» **Charts and diagrams as code**
▽
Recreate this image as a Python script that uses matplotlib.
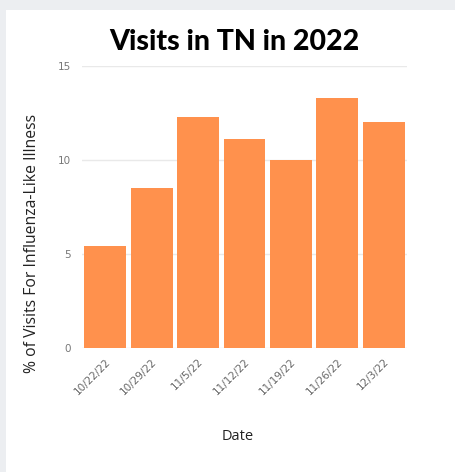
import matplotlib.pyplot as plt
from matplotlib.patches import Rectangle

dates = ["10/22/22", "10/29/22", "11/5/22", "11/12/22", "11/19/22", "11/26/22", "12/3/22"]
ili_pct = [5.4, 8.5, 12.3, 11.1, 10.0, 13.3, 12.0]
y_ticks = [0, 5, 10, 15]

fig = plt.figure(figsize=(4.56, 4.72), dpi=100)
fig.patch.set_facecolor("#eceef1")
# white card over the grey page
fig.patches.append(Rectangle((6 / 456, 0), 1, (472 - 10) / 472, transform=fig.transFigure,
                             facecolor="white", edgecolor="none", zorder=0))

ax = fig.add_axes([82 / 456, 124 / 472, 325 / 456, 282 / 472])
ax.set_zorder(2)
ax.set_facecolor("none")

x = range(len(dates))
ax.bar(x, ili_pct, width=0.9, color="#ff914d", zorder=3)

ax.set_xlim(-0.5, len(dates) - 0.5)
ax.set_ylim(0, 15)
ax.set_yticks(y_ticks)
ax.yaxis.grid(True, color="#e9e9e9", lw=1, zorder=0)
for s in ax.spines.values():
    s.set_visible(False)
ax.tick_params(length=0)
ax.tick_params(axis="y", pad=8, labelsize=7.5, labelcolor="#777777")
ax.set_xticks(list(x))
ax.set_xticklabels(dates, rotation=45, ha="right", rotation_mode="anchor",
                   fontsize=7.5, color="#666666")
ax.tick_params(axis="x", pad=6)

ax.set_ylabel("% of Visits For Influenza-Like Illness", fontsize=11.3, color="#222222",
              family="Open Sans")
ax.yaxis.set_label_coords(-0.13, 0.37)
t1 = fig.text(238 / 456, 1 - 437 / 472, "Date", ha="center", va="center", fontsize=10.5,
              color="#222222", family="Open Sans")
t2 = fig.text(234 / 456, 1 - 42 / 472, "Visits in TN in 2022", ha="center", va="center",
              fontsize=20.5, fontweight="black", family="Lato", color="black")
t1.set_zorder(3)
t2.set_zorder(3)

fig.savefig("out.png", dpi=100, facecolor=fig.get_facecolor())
△
▽
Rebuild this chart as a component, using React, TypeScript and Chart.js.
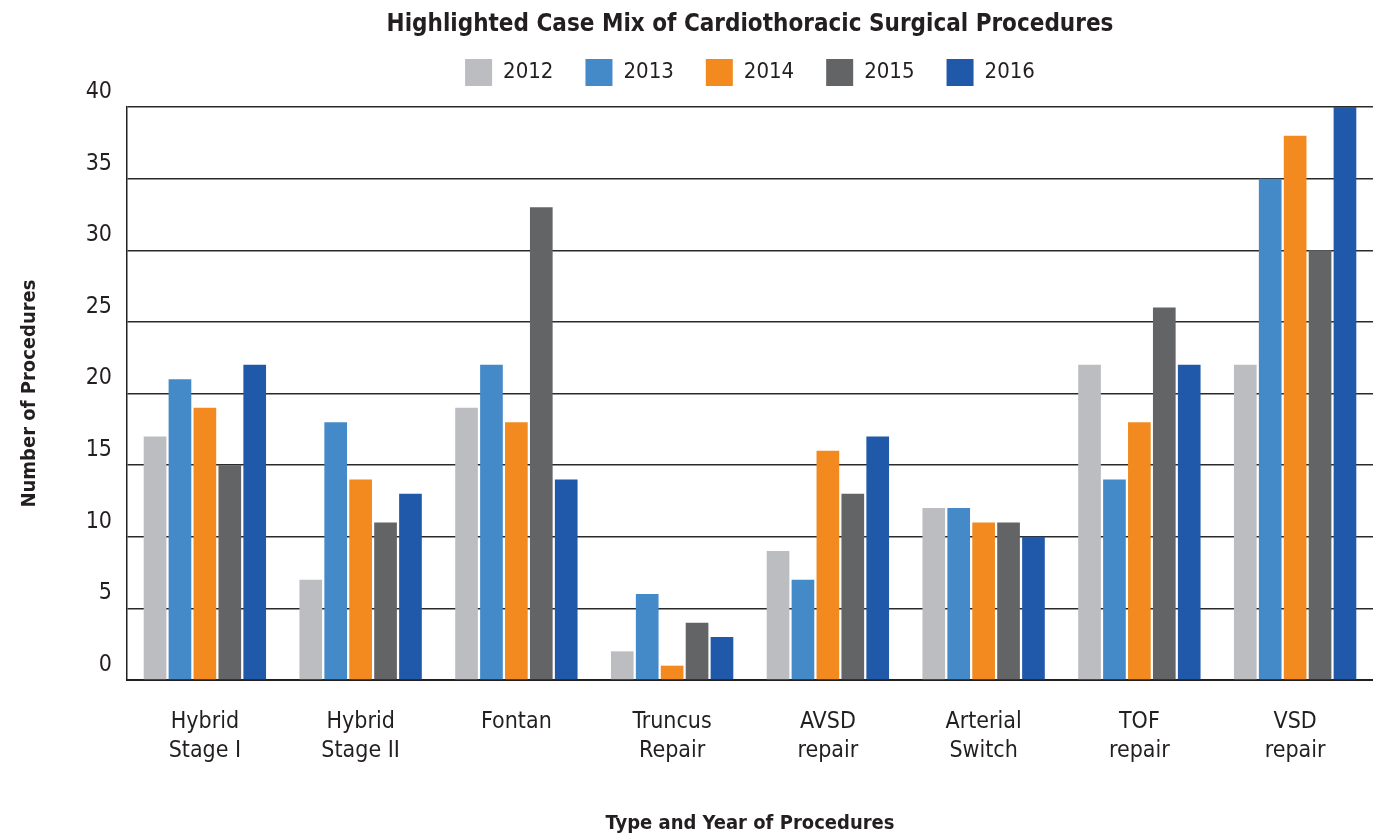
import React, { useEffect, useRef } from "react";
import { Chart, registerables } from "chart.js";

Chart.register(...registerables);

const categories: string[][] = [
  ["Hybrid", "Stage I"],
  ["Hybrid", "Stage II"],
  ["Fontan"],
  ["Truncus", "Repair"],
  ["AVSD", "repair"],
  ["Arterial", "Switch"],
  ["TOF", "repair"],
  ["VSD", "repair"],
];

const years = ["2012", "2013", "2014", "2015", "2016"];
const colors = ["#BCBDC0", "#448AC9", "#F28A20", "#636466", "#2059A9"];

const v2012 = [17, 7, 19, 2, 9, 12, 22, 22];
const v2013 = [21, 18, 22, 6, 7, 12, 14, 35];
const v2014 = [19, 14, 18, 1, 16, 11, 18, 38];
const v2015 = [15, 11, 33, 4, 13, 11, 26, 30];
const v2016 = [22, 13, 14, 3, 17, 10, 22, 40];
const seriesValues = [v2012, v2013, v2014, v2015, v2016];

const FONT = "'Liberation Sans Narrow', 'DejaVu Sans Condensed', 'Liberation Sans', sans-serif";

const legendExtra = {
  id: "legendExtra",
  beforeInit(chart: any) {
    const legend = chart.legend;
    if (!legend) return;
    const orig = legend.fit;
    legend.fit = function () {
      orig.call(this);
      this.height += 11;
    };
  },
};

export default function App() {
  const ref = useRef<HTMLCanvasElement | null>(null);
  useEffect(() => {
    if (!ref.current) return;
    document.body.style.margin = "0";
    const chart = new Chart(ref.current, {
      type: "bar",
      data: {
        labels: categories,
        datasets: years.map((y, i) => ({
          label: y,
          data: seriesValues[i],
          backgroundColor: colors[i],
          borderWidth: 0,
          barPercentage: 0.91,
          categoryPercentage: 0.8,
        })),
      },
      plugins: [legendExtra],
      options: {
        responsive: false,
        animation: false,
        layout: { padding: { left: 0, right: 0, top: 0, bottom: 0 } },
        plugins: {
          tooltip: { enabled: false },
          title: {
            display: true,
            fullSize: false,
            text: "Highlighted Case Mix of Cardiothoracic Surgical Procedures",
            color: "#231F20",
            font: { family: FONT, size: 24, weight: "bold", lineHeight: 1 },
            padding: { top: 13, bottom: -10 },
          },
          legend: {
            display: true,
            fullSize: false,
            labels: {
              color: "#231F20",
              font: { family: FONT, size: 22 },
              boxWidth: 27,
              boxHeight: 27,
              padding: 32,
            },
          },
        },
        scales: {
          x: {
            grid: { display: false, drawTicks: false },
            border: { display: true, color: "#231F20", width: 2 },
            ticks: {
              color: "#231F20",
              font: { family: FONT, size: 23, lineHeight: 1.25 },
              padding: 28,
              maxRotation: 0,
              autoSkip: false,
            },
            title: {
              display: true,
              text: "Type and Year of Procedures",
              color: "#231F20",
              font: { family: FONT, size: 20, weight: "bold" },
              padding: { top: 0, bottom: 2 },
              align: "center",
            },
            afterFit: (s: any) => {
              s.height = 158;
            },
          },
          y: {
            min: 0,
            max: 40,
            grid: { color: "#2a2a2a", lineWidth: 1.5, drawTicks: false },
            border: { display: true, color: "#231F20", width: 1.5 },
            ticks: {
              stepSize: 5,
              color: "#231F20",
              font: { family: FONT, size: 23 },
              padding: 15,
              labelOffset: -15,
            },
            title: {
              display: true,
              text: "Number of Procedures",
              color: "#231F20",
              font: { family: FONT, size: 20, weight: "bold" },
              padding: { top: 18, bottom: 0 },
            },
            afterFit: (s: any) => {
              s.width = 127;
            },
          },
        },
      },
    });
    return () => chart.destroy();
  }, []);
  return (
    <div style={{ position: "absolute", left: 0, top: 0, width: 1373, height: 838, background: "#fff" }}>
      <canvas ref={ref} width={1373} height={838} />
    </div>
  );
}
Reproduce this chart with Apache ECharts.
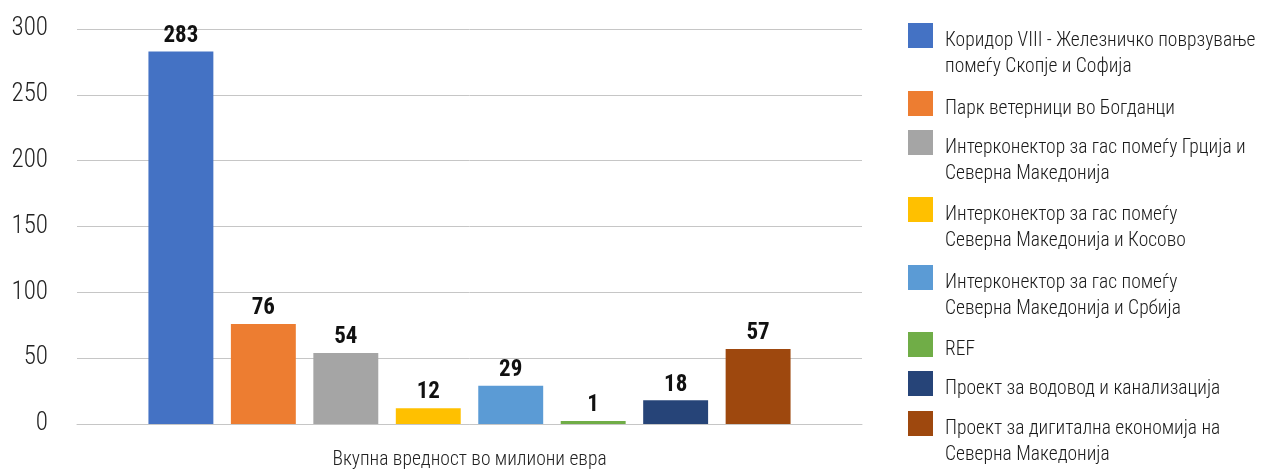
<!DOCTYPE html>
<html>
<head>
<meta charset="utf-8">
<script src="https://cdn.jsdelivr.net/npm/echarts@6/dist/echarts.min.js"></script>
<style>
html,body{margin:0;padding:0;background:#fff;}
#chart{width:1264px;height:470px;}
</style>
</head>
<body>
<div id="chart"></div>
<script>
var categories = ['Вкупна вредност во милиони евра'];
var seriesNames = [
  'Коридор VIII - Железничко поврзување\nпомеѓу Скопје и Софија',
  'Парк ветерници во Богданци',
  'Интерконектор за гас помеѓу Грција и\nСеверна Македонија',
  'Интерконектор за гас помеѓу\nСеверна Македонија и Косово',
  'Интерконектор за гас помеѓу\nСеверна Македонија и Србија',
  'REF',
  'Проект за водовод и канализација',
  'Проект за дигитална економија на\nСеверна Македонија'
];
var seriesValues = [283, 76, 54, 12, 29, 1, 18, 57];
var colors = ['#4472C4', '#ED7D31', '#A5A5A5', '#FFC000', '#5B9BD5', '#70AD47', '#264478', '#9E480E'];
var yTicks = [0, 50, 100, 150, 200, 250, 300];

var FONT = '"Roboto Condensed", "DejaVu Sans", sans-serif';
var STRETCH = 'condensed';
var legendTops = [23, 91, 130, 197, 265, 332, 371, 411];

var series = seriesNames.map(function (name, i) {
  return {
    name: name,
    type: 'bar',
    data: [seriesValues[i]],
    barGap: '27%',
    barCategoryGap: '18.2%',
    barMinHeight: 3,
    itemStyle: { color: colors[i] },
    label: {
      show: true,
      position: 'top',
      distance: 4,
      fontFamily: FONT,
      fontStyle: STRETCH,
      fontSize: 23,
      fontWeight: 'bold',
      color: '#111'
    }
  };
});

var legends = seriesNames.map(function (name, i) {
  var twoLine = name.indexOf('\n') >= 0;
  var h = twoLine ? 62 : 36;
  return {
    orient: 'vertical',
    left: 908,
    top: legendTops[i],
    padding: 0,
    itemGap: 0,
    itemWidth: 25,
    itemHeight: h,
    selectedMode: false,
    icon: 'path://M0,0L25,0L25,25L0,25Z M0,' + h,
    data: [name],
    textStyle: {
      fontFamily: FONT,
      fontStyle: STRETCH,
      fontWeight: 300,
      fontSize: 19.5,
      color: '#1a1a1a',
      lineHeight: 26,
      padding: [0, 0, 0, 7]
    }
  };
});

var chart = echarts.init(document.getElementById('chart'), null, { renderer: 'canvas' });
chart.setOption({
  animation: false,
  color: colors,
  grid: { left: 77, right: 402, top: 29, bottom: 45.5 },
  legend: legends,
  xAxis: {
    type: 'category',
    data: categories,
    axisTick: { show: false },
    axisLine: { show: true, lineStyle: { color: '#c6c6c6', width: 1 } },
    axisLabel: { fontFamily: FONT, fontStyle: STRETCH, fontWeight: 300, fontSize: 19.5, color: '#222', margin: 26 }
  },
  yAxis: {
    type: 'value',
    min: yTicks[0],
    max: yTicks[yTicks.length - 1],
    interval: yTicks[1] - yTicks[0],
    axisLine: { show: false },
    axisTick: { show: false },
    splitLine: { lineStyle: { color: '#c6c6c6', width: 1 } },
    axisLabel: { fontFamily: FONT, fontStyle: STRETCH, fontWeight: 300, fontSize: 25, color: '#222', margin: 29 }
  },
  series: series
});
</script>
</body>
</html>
△
» **EXERCISE GOAL**
Begin at the line containing "Recreate this image", end at the line containing "y_ticks = [0, 5, 10, 15]", and copy those lines word for word, both included. Skip pictures.

» **RESPONSE TO THIS TASK**
Recreate this image as a Python script that uses matplotlib.
import matplotlib.pyplot as plt
from matplotlib.patches import Rectangle

dates = ["10/22/22", "10/29/22", "11/5/22", "11/12/22", "11/19/22", "11/26/22", "12/3/22"]
ili_pct = [5.4, 8.5, 12.3, 11.1, 10.0, 13.3, 12.0]
y_ticks = [0, 5, 10, 15]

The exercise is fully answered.